-- Recorded information start --

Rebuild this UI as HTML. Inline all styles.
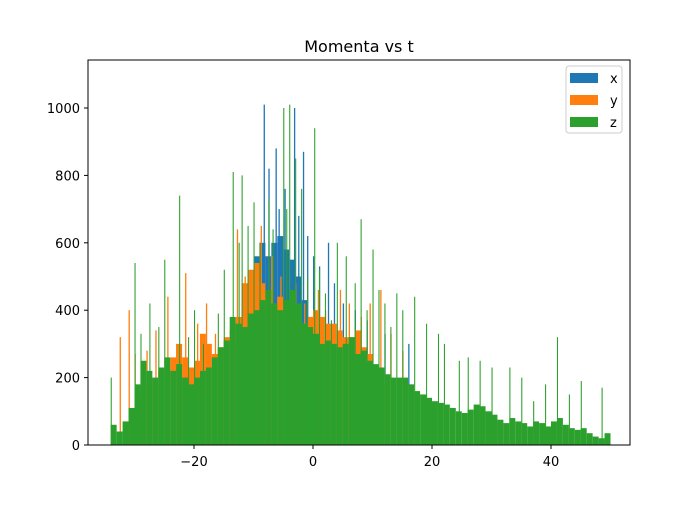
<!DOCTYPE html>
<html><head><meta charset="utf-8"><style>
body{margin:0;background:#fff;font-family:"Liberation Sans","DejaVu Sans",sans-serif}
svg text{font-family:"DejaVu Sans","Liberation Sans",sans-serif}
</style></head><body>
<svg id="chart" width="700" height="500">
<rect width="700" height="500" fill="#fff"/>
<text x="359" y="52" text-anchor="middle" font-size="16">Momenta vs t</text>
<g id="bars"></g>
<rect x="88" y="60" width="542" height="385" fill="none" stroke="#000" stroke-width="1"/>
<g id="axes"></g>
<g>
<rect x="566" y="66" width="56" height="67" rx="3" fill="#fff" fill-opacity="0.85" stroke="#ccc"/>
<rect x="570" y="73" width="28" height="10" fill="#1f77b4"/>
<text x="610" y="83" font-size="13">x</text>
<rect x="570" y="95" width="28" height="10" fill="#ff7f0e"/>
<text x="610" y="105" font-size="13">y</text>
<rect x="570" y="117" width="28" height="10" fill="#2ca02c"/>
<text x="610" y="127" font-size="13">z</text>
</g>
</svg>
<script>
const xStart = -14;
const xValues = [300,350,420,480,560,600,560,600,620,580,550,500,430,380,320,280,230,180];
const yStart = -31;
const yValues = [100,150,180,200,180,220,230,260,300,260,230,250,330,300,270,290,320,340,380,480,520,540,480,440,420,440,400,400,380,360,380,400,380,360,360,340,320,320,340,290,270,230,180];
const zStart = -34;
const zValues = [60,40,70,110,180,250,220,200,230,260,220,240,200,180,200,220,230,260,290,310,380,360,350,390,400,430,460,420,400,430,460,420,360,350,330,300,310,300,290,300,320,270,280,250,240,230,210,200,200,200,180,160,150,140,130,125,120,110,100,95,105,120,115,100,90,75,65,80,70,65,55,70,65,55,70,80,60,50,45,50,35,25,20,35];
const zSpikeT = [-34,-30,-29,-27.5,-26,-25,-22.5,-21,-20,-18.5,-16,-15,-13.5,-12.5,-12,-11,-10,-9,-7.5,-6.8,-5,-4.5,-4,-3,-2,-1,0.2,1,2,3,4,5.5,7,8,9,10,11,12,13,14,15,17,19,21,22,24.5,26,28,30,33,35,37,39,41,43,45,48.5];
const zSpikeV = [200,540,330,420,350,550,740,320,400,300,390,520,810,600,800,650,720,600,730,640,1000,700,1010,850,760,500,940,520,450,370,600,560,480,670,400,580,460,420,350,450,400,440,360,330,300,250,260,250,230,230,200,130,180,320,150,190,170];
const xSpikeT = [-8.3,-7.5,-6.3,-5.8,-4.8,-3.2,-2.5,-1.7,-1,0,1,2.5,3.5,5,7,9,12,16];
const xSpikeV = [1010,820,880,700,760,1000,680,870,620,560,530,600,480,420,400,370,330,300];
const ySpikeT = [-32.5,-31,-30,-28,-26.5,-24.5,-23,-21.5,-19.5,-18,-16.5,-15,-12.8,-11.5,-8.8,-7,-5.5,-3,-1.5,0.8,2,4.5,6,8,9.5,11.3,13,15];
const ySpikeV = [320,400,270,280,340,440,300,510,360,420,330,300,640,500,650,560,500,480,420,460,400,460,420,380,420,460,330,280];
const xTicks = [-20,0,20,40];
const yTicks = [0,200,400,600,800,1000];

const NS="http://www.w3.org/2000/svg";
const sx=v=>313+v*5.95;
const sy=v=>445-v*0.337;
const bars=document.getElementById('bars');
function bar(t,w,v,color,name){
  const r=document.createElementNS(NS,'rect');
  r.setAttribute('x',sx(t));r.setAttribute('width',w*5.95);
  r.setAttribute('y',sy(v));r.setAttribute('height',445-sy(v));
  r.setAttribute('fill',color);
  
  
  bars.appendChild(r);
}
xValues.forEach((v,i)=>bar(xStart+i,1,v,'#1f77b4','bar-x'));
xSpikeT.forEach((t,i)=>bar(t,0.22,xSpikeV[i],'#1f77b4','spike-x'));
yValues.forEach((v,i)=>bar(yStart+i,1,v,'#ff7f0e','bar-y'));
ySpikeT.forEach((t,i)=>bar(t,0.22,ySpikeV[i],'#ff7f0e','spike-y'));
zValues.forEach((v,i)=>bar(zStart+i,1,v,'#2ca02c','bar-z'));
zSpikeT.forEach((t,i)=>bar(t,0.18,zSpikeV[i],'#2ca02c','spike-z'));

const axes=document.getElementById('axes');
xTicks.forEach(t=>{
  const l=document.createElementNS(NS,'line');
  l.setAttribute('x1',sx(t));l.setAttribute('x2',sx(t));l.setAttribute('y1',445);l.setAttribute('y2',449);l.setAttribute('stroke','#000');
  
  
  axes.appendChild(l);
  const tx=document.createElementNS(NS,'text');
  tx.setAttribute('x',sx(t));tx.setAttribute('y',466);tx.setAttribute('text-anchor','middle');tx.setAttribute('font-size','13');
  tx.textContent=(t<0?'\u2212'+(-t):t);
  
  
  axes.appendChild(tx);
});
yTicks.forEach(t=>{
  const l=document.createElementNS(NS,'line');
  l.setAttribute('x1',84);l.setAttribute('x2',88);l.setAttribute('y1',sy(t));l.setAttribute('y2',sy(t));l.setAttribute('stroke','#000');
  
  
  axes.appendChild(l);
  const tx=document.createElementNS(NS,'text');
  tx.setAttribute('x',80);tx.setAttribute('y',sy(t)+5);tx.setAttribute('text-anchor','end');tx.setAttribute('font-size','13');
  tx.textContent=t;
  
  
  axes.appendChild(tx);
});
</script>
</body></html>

-- Recorded information end --
-- Recorded information start --

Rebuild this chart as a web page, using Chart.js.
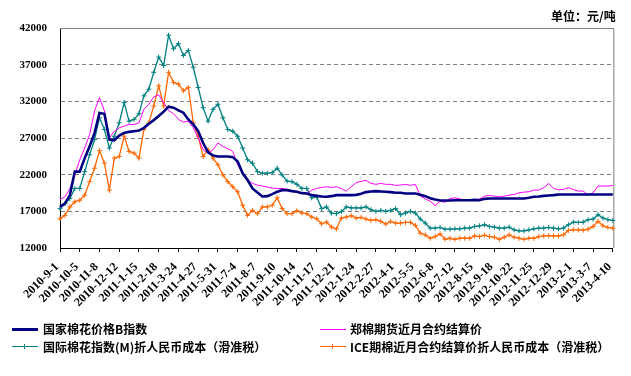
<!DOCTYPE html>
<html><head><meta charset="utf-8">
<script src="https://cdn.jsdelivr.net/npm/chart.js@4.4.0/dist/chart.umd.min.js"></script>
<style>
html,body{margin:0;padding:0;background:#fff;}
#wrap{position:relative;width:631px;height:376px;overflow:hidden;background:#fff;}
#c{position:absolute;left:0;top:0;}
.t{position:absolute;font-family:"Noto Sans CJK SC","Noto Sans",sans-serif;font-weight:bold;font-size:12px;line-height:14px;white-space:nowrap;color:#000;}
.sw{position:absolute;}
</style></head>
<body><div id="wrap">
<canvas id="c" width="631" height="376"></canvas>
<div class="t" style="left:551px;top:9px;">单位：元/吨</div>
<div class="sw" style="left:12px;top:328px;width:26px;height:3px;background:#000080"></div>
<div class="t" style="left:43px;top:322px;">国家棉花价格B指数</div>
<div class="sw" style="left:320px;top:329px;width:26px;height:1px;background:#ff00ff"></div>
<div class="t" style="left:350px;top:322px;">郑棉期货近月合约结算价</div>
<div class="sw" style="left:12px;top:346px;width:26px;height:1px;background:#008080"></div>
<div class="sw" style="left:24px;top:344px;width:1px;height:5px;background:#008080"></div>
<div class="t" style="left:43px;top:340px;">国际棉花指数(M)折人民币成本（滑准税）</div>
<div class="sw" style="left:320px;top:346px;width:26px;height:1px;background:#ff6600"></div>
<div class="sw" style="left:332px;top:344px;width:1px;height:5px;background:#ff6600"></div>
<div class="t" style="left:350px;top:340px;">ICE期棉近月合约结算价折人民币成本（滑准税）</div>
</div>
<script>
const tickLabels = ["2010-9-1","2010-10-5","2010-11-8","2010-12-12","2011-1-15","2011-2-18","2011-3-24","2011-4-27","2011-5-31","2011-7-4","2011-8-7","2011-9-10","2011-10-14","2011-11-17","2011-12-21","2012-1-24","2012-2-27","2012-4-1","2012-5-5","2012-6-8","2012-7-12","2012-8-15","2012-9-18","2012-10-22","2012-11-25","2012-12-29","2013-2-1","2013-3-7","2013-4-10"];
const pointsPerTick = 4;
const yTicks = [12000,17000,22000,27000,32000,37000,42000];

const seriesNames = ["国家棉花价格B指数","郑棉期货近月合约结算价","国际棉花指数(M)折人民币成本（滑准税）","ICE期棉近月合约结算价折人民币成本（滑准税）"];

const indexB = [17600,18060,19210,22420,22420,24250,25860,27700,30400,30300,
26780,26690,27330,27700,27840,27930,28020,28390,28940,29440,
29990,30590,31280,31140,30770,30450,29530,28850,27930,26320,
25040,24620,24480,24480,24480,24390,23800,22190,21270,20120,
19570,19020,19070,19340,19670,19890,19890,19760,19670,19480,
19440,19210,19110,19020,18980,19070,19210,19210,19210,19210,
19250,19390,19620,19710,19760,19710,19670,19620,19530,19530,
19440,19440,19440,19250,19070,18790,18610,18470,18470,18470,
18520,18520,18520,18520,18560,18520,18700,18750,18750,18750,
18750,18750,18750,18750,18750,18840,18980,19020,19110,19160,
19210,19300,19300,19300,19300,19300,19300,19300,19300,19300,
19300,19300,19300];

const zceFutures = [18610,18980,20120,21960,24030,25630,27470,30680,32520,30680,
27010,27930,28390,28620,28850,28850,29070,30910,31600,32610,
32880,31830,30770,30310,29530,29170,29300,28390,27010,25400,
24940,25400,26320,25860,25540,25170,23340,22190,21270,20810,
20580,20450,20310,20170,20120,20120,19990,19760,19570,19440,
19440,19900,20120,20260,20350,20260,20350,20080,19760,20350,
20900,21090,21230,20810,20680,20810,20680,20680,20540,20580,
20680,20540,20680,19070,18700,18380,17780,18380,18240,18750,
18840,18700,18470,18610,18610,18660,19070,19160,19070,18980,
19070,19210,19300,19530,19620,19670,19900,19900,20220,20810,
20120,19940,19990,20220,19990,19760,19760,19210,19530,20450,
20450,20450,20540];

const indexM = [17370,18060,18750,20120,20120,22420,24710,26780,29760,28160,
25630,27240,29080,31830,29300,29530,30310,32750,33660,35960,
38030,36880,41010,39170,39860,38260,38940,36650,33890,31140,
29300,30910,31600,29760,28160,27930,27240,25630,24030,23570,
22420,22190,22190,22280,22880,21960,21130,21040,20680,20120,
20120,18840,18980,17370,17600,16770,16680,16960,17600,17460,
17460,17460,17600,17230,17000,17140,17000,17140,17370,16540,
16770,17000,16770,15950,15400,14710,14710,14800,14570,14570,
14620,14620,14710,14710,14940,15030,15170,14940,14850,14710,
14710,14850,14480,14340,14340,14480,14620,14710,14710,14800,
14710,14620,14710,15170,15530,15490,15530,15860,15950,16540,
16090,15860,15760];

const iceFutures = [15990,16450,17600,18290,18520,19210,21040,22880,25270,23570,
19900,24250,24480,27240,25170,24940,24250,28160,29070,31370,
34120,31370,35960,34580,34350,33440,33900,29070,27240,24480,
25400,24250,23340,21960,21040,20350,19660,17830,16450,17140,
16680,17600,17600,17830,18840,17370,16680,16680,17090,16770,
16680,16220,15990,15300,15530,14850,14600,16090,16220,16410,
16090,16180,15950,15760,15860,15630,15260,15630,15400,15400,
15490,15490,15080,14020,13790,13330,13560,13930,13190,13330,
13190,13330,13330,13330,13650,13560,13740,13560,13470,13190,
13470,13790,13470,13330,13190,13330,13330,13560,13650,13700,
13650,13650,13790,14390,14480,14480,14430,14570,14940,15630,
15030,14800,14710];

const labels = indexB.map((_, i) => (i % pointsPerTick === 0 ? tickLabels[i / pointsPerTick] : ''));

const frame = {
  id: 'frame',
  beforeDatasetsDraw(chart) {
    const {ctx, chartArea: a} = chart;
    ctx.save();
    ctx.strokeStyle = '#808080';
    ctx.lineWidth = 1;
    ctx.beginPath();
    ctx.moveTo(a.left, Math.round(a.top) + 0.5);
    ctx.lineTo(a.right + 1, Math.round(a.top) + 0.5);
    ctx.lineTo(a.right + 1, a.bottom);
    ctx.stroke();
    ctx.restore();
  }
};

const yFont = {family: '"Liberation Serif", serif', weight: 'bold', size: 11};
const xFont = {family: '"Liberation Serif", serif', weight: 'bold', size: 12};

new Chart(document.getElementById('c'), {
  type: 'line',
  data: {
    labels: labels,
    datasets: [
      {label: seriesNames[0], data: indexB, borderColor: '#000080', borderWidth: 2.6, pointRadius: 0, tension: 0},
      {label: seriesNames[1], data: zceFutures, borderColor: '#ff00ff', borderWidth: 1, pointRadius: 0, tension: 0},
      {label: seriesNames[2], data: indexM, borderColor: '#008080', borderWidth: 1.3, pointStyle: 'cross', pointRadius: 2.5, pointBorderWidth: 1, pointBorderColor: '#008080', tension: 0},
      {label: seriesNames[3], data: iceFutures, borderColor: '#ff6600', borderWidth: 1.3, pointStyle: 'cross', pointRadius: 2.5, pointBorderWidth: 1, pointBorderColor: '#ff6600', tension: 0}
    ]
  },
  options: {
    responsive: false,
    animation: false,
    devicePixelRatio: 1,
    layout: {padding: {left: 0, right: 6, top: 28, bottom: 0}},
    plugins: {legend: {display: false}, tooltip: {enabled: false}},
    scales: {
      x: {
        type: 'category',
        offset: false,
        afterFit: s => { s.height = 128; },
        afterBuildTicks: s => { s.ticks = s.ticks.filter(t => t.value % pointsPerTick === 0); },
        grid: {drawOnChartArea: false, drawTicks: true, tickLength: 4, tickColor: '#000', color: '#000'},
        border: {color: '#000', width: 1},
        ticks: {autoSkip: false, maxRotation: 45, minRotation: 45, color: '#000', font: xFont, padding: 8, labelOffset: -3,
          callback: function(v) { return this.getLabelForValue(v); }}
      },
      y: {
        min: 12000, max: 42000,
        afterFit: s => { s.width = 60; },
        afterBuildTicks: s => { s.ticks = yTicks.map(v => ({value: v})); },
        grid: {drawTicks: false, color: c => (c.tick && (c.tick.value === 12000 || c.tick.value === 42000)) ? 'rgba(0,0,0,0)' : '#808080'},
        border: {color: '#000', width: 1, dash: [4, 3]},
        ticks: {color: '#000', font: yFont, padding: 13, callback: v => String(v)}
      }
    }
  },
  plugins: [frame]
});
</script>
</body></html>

-- Recorded information end --

Pick out the lines containing the string "this" and show them.

Rebuild this UI as HTML. Inline all styles.
Rebuild this chart as a web page, using Chart.js.
          callback: function(v) { return this.getLabelForValue(v); }}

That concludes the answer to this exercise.